I talked to three readers today (Friday) and somewhere in the conversations they managed to remind me I have not done a blog in a day or so. People, I know when a blog gets published. I am the one who writes and publishes them.
You all wait till I get my right hand back. I will punish you with two or three a day.
Ya see, besides having some challenges in typing and posting, all the other things I do are taking a bit longer. Here are a few fun examples.
Devin was running late this morning and inadvertently used the end of a roll of toilet paper. Now normally that is my crime. When I worked, the TP fairies would come in at night and viola, we have perpetual rolls of TP always in my commode. (yes, I had my own commode). At home, the TP fairy is very busy with all kinds of other stuff. I have learned to help the TP fairy as often as possible.

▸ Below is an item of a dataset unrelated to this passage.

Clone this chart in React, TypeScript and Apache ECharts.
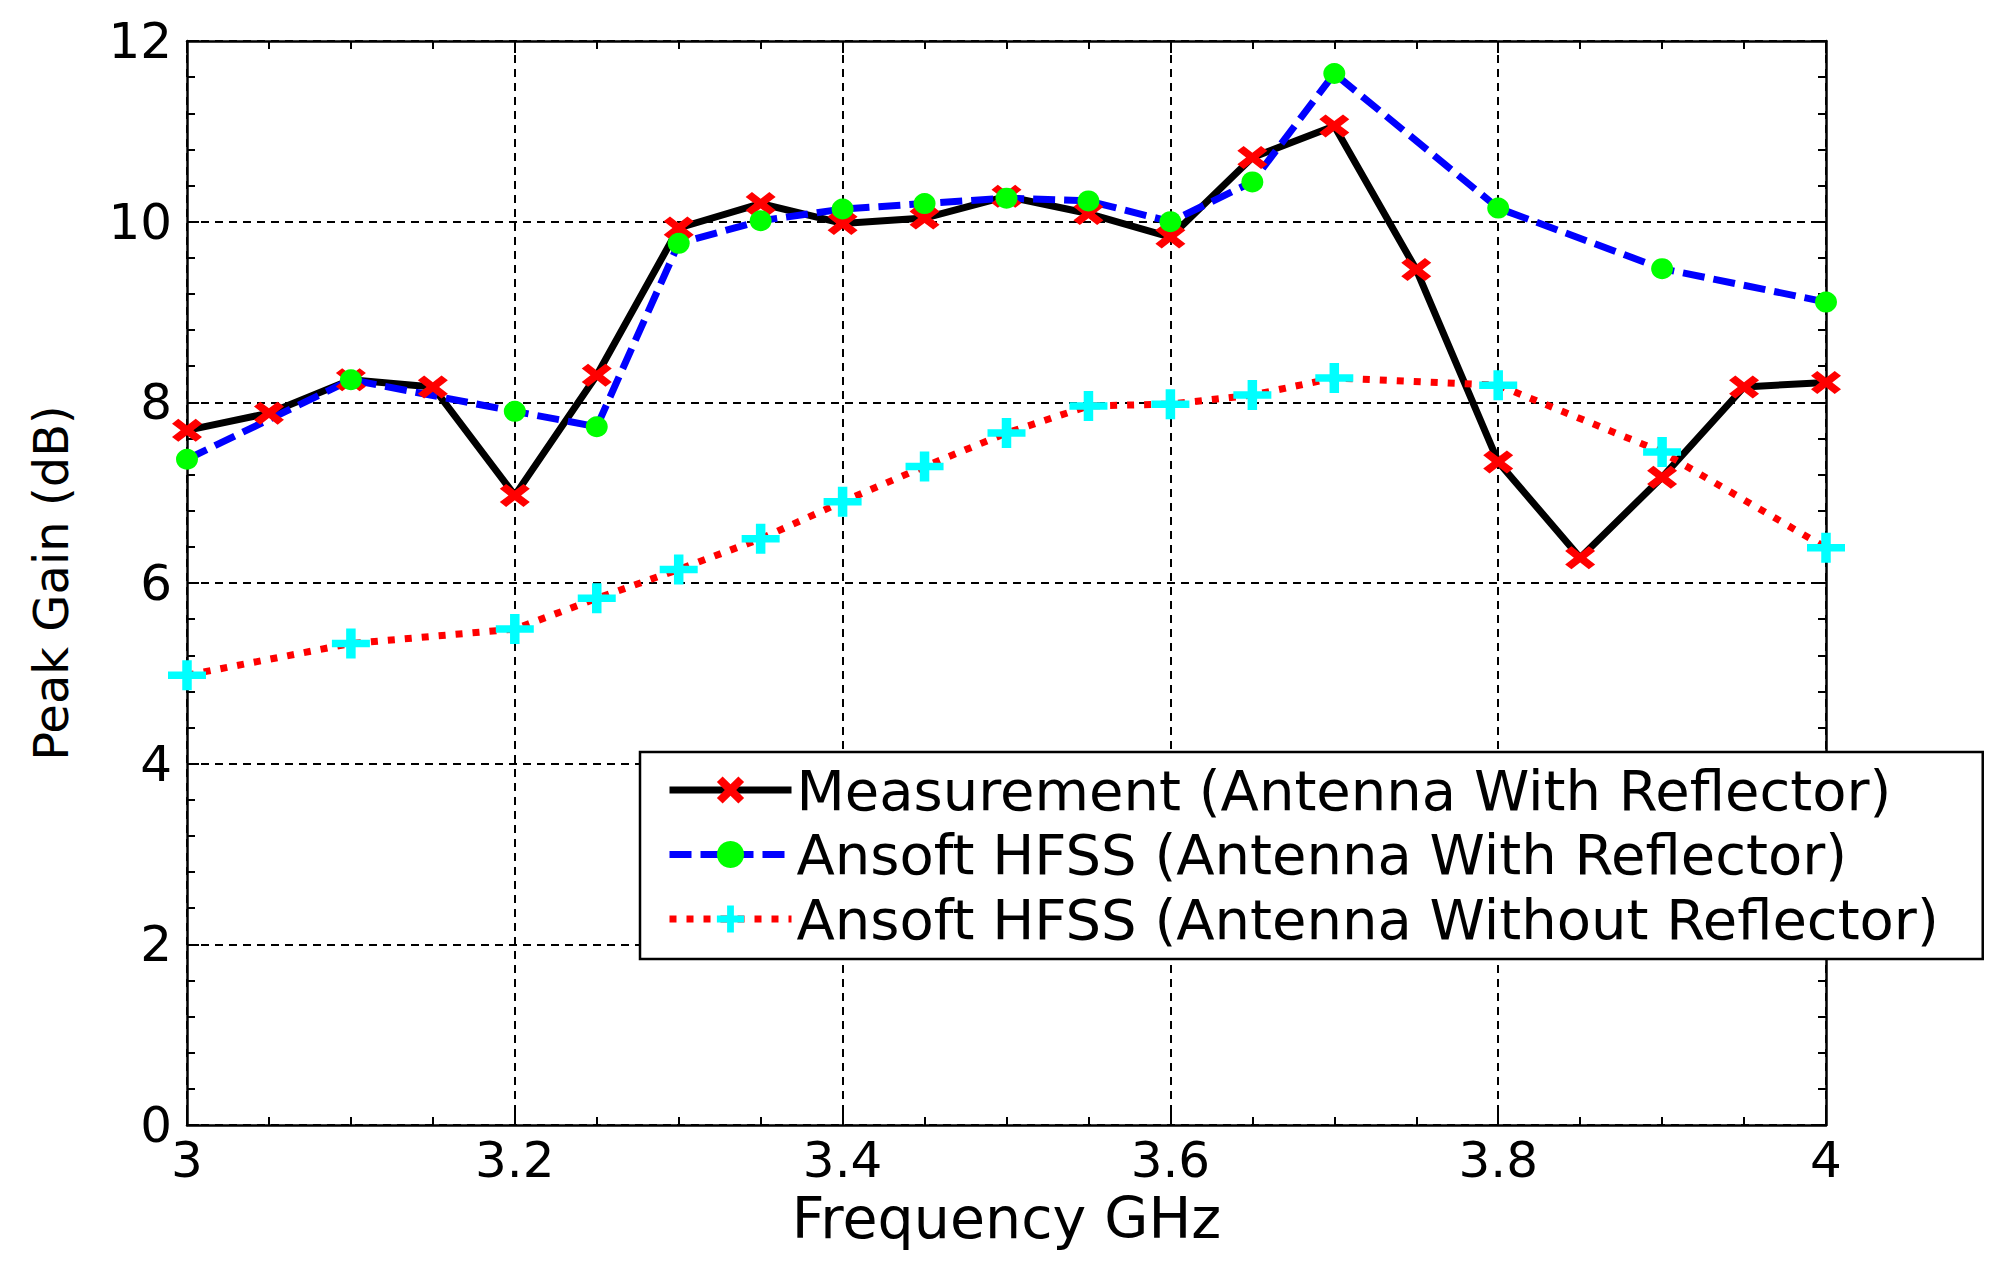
import React, { useEffect, useRef } from "react";
import * as echarts from "echarts";

const FONT = "DejaVu Sans";

const seriesNames = [
  "Measurement (Antenna With Reflector)",
  "Ansoft HFSS (Antenna With Reflector)",
  "Ansoft HFSS (Antenna Without Reflector)",
];

const freqMeas = [3.0, 3.05, 3.1, 3.15, 3.2, 3.25, 3.3, 3.35, 3.4, 3.45, 3.5, 3.55, 3.6, 3.65, 3.7, 3.75, 3.8, 3.85, 3.9, 3.95, 4.0];
const gainMeas = [7.69, 7.88, 8.25, 8.17, 6.97, 8.3, 9.93, 10.2, 9.98, 10.04, 10.28, 10.09, 9.83, 10.71, 11.06, 9.47, 7.34, 6.28, 7.17, 8.17, 8.22];

const freqSim = [3.0, 3.1, 3.2, 3.25, 3.3, 3.35, 3.4, 3.45, 3.5, 3.55, 3.6, 3.65, 3.7, 3.8, 3.9, 4.0];
const gainSimRefl = [7.37, 8.25, 7.9, 7.73, 9.76, 10.01, 10.14, 10.2, 10.26, 10.23, 10.0, 10.44, 11.64, 10.15, 9.48, 9.11];
const gainSimNoRefl = [4.98, 5.33, 5.49, 5.83, 6.15, 6.49, 6.9, 7.29, 7.66, 7.96, 7.98, 8.08, 8.27, 8.19, 7.45, 6.39];

const xMin = 3;
const xMax = 4;
const xStep = 0.2;
const yMin = 0;
const yMax = 12;
const yStep = 2;

const X_SYMBOL = "path://M0,2.1L2.1,0L5,2.9L7.9,0L10,2.1L7.1,5L10,7.9L7.9,10L5,7.1L2.1,10L0,7.9L2.9,5Z";
const PLUS_SYMBOL = "path://M3.75,0H6.25V3.75H10V6.25H6.25V10H3.75V6.25H0V3.75H3.75Z";

const pairs = (xs: number[], ys: number[]) => xs.map((x, i) => [x, ys[i]]);

export default function App() {
  const ref = useRef<HTMLDivElement | null>(null);

  useEffect(() => {
    if (!ref.current) return;
    const chart = echarts.init(ref.current, null, { renderer: "svg" });

    const axisLine = { show: true, onZero: false, lineStyle: { color: "#000", width: 2.5 } };
    const tick = { show: true, inside: true, length: 12, lineStyle: { color: "#000", width: 2 } };

    const option: any = {
      animation: false,
      backgroundColor: "#ffffff",
      textStyle: { fontFamily: FONT },
      grid: { left: 187, right: 172, top: 41, bottom: 139, containLabel: false },
      xAxis: [
        {
          type: "value",
          min: xMin,
          max: xMax,
          interval: xStep,
          position: "bottom",
          name: "Frequency GHz",
          nameLocation: "middle",
          nameGap: 62,
          nameTextStyle: { fontSize: 57, color: "#000", fontFamily: FONT },
          axisLine,
          axisTick: tick,
          minorTick: { show: true, splitNumber: 4, length: 8, lineStyle: { color: "#000", width: 2 } },
          axisLabel: { fontSize: 50, color: "#000", margin: 10, fontFamily: FONT },
          splitLine: { show: true, lineStyle: { color: "#000", width: 2, type: [8, 6] } },
        },
        {
          type: "value",
          min: xMin,
          max: xMax,
          interval: xStep,
          position: "top",
          axisLine,
          axisTick: tick,
          minorTick: { show: true, splitNumber: 4, length: 8, lineStyle: { color: "#000", width: 2 } },
          axisLabel: { show: false },
          splitLine: { show: false },
        },
      ],
      yAxis: [
        {
          type: "value",
          min: yMin,
          max: yMax,
          interval: yStep,
          position: "left",
          name: "Peak Gain (dB)",
          nameLocation: "middle",
          nameGap: 112,
          nameTextStyle: { fontSize: 48, color: "#000", fontFamily: FONT },
          axisLine,
          axisTick: tick,
          minorTick: { show: true, splitNumber: 5, length: 8, lineStyle: { color: "#000", width: 2 } },
          axisLabel: { fontSize: 50, color: "#000", margin: 15, fontFamily: FONT },
          splitLine: { show: true, lineStyle: { color: "#000", width: 2, type: [8, 6] } },
        },
        {
          type: "value",
          min: yMin,
          max: yMax,
          interval: yStep,
          position: "right",
          axisLine,
          axisTick: tick,
          minorTick: { show: true, splitNumber: 5, length: 8, lineStyle: { color: "#000", width: 2 } },
          axisLabel: { show: false },
          splitLine: { show: false },
        },
      ],
      legend: {
        orient: "vertical",
        left: 640,
        top: 752,
        padding: [10, 44, 12, 26],
        itemWidth: 122,
        itemHeight: 34,
        itemGap: 8.5,
        backgroundColor: "#ffffff",
        borderColor: "#000",
        borderWidth: 2.5,
        borderRadius: 0,
        selectedMode: false,
        lineStyle: { width: 7 },
        textStyle: { fontSize: 56, lineHeight: 56, color: "#000", fontFamily: FONT },
        data: seriesNames,
      },
      series: [
        {
          name: seriesNames[0],
          type: "line",
          xAxisIndex: 0,
          yAxisIndex: 0,
          data: pairs(freqMeas, gainMeas),
          clip: false,
          symbol: X_SYMBOL,
          symbolSize: [30, 23],
          lineStyle: { color: "#000000", width: 7, type: "solid" },
          itemStyle: { color: "#ff0000", borderWidth: 0 },
        },
        {
          name: seriesNames[1],
          type: "line",
          xAxisIndex: 0,
          yAxisIndex: 0,
          data: pairs(freqSim, gainSimRefl),
          clip: false,
          symbol: "circle",
          symbolSize: [22, 21],
          lineStyle: { color: "#0000ff", width: 7, type: [22, 9] },
          itemStyle: { color: "#00ff00", borderWidth: 0 },
        },
        {
          name: seriesNames[2],
          type: "line",
          xAxisIndex: 0,
          yAxisIndex: 0,
          data: pairs(freqSim, gainSimNoRefl),
          clip: false,
          symbol: PLUS_SYMBOL,
          symbolSize: [38, 30],
          lineStyle: { color: "#ff0000", width: 7, type: [7, 10] },
          itemStyle: { color: "#00ffff", borderWidth: 0 },
        },
      ],
    };

    chart.setOption(option);
    return () => {
      chart.dispose();
    };
  }, []);

  return (
    <div
      ref={ref}
      style={{ position: "absolute", left: 0, top: 0, width: 1998, height: 1264, background: "#fff" }}
    />
  );
}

Today, I changed the roll. I could not believe how hard it was changing a roll of TP with one functional hand. I dropped the spindle three times, (once in the toilet-don't tell Devin). Getting the paper on the roll was easy, but setting the axle of the spidle in the wholes, was amazingly hard.
Picking up gonkers were a blast today. A wet (yes it's raining in California) bag in my good hand and barbeque tongs in me bad hand. The bag would stick close every time I had tonged (not tongued) a respectable quantity of gonkers. I would then drop the gonkers out of the bag to begin the process again.
Just pulling keys out of the ignition of a car makes me look like I am hosting a one person twister competition.
That reminds me, I can't believe how much it is costing me to keep my son's Prius on the road. I filled his car yesterday with premium and it cost $29.80. Bringing the total cost of fuel for this car since we picked it up, to $29.80. (I think I spilled that much on the Escalade's last fill up.)
As I was gonker wrestling this morning, I got to thinking about how my milestones have changed since retirement. (Almost coming up to my 6th month being retired.)
When I was working, some annual milestones were the closing of the books in early February, the 20 year plus employee lunch, trade shows, strategic planning meetings, the Christmas party, employee annual reviews, to name a few.
Now it's Taxes and birthdays.
Every quarter it was board meetings, each offices financial reviews, 401 K updates, and critical success numbers.
Now it's portfolio reviews, blood draws, doctor visits, echo stress tests
(more like very six months), the every pleasing prostate probe, and changing smoke alarm batteries.
Every month when I worked, we had cash flow analysis, office and department meetings, articles to write, office video conferences, and office update reports for the partners.
Now its car washes, portfolio forensics, and wine inventory.
I guess what I am saying is everyone has milestones.